== WHAT THE TASK ASKS ==
Write the listing below out again exactly, dropping the images.

== COLLECTED DATA ==
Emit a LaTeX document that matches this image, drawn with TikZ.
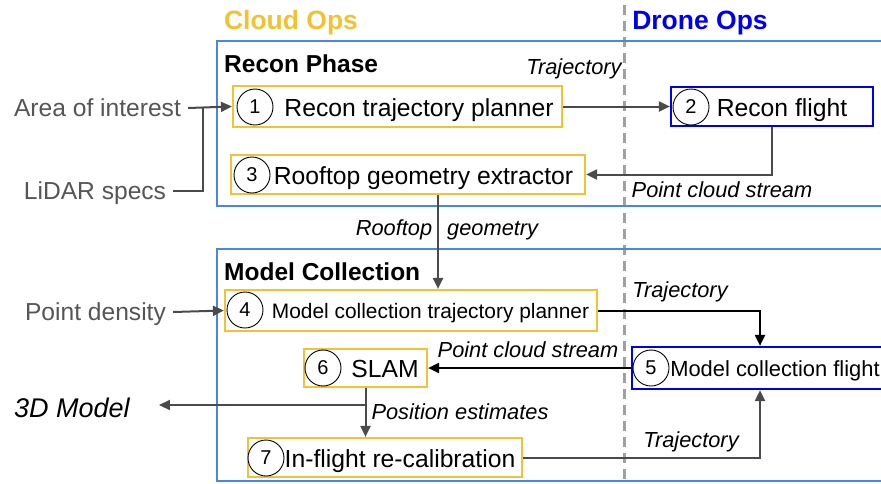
\documentclass[tikz,border=0pt]{standalone}
\usepackage{fontspec}
\setmainfont{Liberation Sans}
\usetikzlibrary{arrows.meta}
\definecolor{cloudyel}{HTML}{F1C232}
\definecolor{phaseblue}{HTML}{4A86E8}
\definecolor{dronblue}{HTML}{0000F0}
\definecolor{linegray}{HTML}{4A4A4A}
\definecolor{txtgray}{HTML}{555555}
\definecolor{dashgray}{HTML}{A0A0A0}
\tikzset{
  phase/.style={draw=phaseblue, line width=2pt},
  cloudbox/.style={draw=cloudyel, line width=2.2pt, fill=white, inner sep=0pt},
  dronebox/.style={draw=dronblue, line width=2.2pt, fill=white, inner sep=0pt},
  numc/.style={circle, draw=black, line width=0.9pt, fill=white, minimum size=36pt, inner sep=0pt, font=\fontsize{20}{22}\selectfont},
  % caps-height boxes so that each label is centred on its capital letters
  capc/.style={text height=#1, text depth=0pt},
  ntext/.style={capc=17.8pt, inner sep=0pt, font=\fontsize{24.7}{27}\selectfont},
  intext/.style={capc=17.8pt, inner xsep=7pt, inner ysep=3pt, text=txtgray, font=\fontsize{24.6}{27}\selectfont},
  elabel/.style={capc=15.6pt, inner sep=0pt, font=\itshape\fontsize{21.8}{23}\selectfont},
  conn/.style={draw=linegray, line width=2pt, -{Triangle[length=11pt,width=10pt]}},
  connk/.style={draw=black, line width=2pt, -{Triangle[length=11pt,width=10pt]}},
  plain/.style={draw=linegray, line width=2pt},
  titlefont/.style={capc=19pt, inner sep=0pt, font=\bfseries\fontsize{26.5}{28}\selectfont},
  phasetitle/.style={capc=17.6pt, inner sep=0pt, anchor=west, font=\bfseries\fontsize{24.5}{26}\selectfont},
}
\begin{document}
\begin{tikzpicture}[x=1pt,y=-1pt]
\useasboundingbox (0,0) rectangle (881,483);
\clip (0,0) rectangle (881,483);

% column headings and the cloud/drone divider
\node[titlefont, text=cloudyel] (cloudops) at (291,20) {Cloud Ops};
\node[titlefont, text=dronblue] (droneops) at (700,20) {Drone Ops};
\draw[dashgray, line width=3pt, dash pattern=on 10pt off 6pt] (624,5) -- (624,480);

% phase frames
\draw[phase] (217,41) rectangle (890,206);
\draw[phase] (217,249) rectangle (890,481);
\node[phasetitle] (recon) at (224,64) {Recon Phase};
\node[phasetitle] (modelcoll) at (224,272) {Model Collection};

% processing steps
\node[cloudbox, minimum width=329pt, minimum height=41pt] (n1) at (397.5,106.5) {};
\node[numc] (c1) at (255,107) {1};
\node[ntext] (t1) at (419,108) {Recon trajectory planner};

\node[dronebox, minimum width=202pt, minimum height=39pt] (n2) at (772,106.5) {};
\node[numc] (c2) at (691,107) {2};
\node[ntext] (t2) at (782,108) {Recon flight};

\node[cloudbox, minimum width=354pt, minimum height=39pt] (n3) at (408,174.5) {};
\node[numc] (c3) at (252,175) {3};
\node[ntext] (t3) at (423.5,176) {Rooftop geometry extractor};

\node[cloudbox, minimum width=372pt, minimum height=41pt] (n4) at (411,310.5) {};
\node[numc] (c4) at (245,310) {4};
\node[ntext, capc=15.1pt, font=\fontsize{20.9}{23}\selectfont] (t4) at (430.5,311) {Model collection trajectory planner};

\node[dronebox, minimum width=258pt, minimum height=42pt] (n5) at (761,368) {};
\node[numc] (c5) at (651,368) {5};
\node[ntext, capc=15.8pt, font=\fontsize{21.9}{24}\selectfont] (t5) at (775,369) {Model collection flight};

\node[cloudbox, minimum width=123pt, minimum height=38pt] (n6) at (365.5,368) {};
\node[numc] (c6) at (323,368) {6};
\node[ntext] (t6) at (385,369) {SLAM};

\node[cloudbox, minimum width=274pt, minimum height=39pt] (n7) at (385,457.5) {};
\node[numc] (c7) at (266,458) {7};
\node[ntext] (t7) at (400,459) {In-flight re-calibration};

% external inputs and output
\node[intext] (aoi) at (97.5,108) {Area of interest};
\node[intext] (lidar) at (95,191) {LiDAR specs};
\node[intext] (pd) at (95.5,312) {Point density};
\node[capc=19.4pt, inner sep=3pt, font=\itshape\fontsize{27}{29}\selectfont] (model) at (72,408) {3D Model};

\coordinate (jin) at (203,107);
\coordinate (rg) at (438,0);
\coordinate (tj) at (760,0);
\coordinate (pe) at (366,405);

% connectors
\draw[conn] (aoi.east) -- (n1.west);
\draw[plain] (lidar.east) -| (jin);
\draw[conn] (pd.east) -- (n4.west);
\draw[conn] (n1.east) -- (n2.west);
\draw[conn] (n2.south) |- (n3.east);
\draw[conn] (n3.south -| rg) -- (n4.north -| rg);
\draw[connk] (n4.east) -| (n5.north -| tj);
\draw[connk] (n5.west) -- (n6.east);
\draw[conn] (n6.south) -- (n6.south |- n7.north);
\draw[conn, shorten >=26pt] (pe) -- (model.east |- pe);
\draw[conn] (n7.east) -| (n5.south -| tj);

% connector labels
\node[elabel] (l1) at (574,67) {Trajectory};
\node[elabel] (l2) at (722,190) {Point cloud stream};
\node[elabel] (l3) at (447,228) {Rooftop\hspace{9pt} geometry};
\node[elabel] (l4) at (680,290) {Trajectory};
\node[elabel] (l5) at (528,350) {Point cloud stream};
\node[elabel] (l6) at (460,412) {Position estimates};
\node[elabel] (l7) at (691,440) {Trajectory};
\end{tikzpicture}
\end{document}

== THE RESULT ==
Emit a LaTeX document that matches this image, drawn with TikZ.
\documentclass[tikz,border=0pt]{standalone}
\usepackage{fontspec}
\setmainfont{Liberation Sans}
\usetikzlibrary{arrows.meta}
\definecolor{cloudyel}{HTML}{F1C232}
\definecolor{phaseblue}{HTML}{4A86E8}
\definecolor{dronblue}{HTML}{0000F0}
\definecolor{linegray}{HTML}{4A4A4A}
\definecolor{txtgray}{HTML}{555555}
\definecolor{dashgray}{HTML}{A0A0A0}
\tikzset{
  phase/.style={draw=phaseblue, line width=2pt},
  cloudbox/.style={draw=cloudyel, line width=2.2pt, fill=white, inner sep=0pt},
  dronebox/.style={draw=dronblue, line width=2.2pt, fill=white, inner sep=0pt},
  numc/.style={circle, draw=black, line width=0.9pt, fill=white, minimum size=36pt, inner sep=0pt, font=\fontsize{20}{22}\selectfont},
  % caps-height boxes so that each label is centred on its capital letters
  capc/.style={text height=#1, text depth=0pt},
  ntext/.style={capc=17.8pt, inner sep=0pt, font=\fontsize{24.7}{27}\selectfont},
  intext/.style={capc=17.8pt, inner xsep=7pt, inner ysep=3pt, text=txtgray, font=\fontsize{24.6}{27}\selectfont},
  elabel/.style={capc=15.6pt, inner sep=0pt, font=\itshape\fontsize{21.8}{23}\selectfont},
  conn/.style={draw=linegray, line width=2pt, -{Triangle[length=11pt,width=10pt]}},
  connk/.style={draw=black, line width=2pt, -{Triangle[length=11pt,width=10pt]}},
  plain/.style={draw=linegray, line width=2pt},
  titlefont/.style={capc=19pt, inner sep=0pt, font=\bfseries\fontsize{26.5}{28}\selectfont},
  phasetitle/.style={capc=17.6pt, inner sep=0pt, anchor=west, font=\bfseries\fontsize{24.5}{26}\selectfont},
}
\begin{document}
\begin{tikzpicture}[x=1pt,y=-1pt]
\useasboundingbox (0,0) rectangle (881,483);
\clip (0,0) rectangle (881,483);

% column headings and the cloud/drone divider
\node[titlefont, text=cloudyel] (cloudops) at (291,20) {Cloud Ops};
\node[titlefont, text=dronblue] (droneops) at (700,20) {Drone Ops};
\draw[dashgray, line width=3pt, dash pattern=on 10pt off 6pt] (624,5) -- (624,480);

% phase frames
\draw[phase] (217,41) rectangle (890,206);
\draw[phase] (217,249) rectangle (890,481);
\node[phasetitle] (recon) at (224,64) {Recon Phase};
\node[phasetitle] (modelcoll) at (224,272) {Model Collection};

% processing steps
\node[cloudbox, minimum width=329pt, minimum height=41pt] (n1) at (397.5,106.5) {};
\node[numc] (c1) at (255,107) {1};
\node[ntext] (t1) at (419,108) {Recon trajectory planner};

\node[dronebox, minimum width=202pt, minimum height=39pt] (n2) at (772,106.5) {};
\node[numc] (c2) at (691,107) {2};
\node[ntext] (t2) at (782,108) {Recon flight};

\node[cloudbox, minimum width=354pt, minimum height=39pt] (n3) at (408,174.5) {};
\node[numc] (c3) at (252,175) {3};
\node[ntext] (t3) at (423.5,176) {Rooftop geometry extractor};

\node[cloudbox, minimum width=372pt, minimum height=41pt] (n4) at (411,310.5) {};
\node[numc] (c4) at (245,310) {4};
\node[ntext, capc=15.1pt, font=\fontsize{20.9}{23}\selectfont] (t4) at (430.5,311) {Model collection trajectory planner};

\node[dronebox, minimum width=258pt, minimum height=42pt] (n5) at (761,368) {};
\node[numc] (c5) at (651,368) {5};
\node[ntext, capc=15.8pt, font=\fontsize{21.9}{24}\selectfont] (t5) at (775,369) {Model collection flight};

\node[cloudbox, minimum width=123pt, minimum height=38pt] (n6) at (365.5,368) {};
\node[numc] (c6) at (323,368) {6};
\node[ntext] (t6) at (385,369) {SLAM};

\node[cloudbox, minimum width=274pt, minimum height=39pt] (n7) at (385,457.5) {};
\node[numc] (c7) at (266,458) {7};
\node[ntext] (t7) at (400,459) {In-flight re-calibration};

% external inputs and output
\node[intext] (aoi) at (97.5,108) {Area of interest};
\node[intext] (lidar) at (95,191) {LiDAR specs};
\node[intext] (pd) at (95.5,312) {Point density};
\node[capc=19.4pt, inner sep=3pt, font=\itshape\fontsize{27}{29}\selectfont] (model) at (72,408) {3D Model};

\coordinate (jin) at (203,107);
\coordinate (rg) at (438,0);
\coordinate (tj) at (760,0);
\coordinate (pe) at (366,405);

% connectors
\draw[conn] (aoi.east) -- (n1.west);
\draw[plain] (lidar.east) -| (jin);
\draw[conn] (pd.east) -- (n4.west);
\draw[conn] (n1.east) -- (n2.west);
\draw[conn] (n2.south) |- (n3.east);
\draw[conn] (n3.south -| rg) -- (n4.north -| rg);
\draw[connk] (n4.east) -| (n5.north -| tj);
\draw[connk] (n5.west) -- (n6.east);
\draw[conn] (n6.south) -- (n6.south |- n7.north);
\draw[conn, shorten >=26pt] (pe) -- (model.east |- pe);
\draw[conn] (n7.east) -| (n5.south -| tj);

% connector labels
\node[elabel] (l1) at (574,67) {Trajectory};
\node[elabel] (l2) at (722,190) {Point cloud stream};
\node[elabel] (l3) at (447,228) {Rooftop\hspace{9pt} geometry};
\node[elabel] (l4) at (680,290) {Trajectory};
\node[elabel] (l5) at (528,350) {Point cloud stream};
\node[elabel] (l6) at (460,412) {Position estimates};
\node[elabel] (l7) at (691,440) {Trajectory};
\end{tikzpicture}
\end{document}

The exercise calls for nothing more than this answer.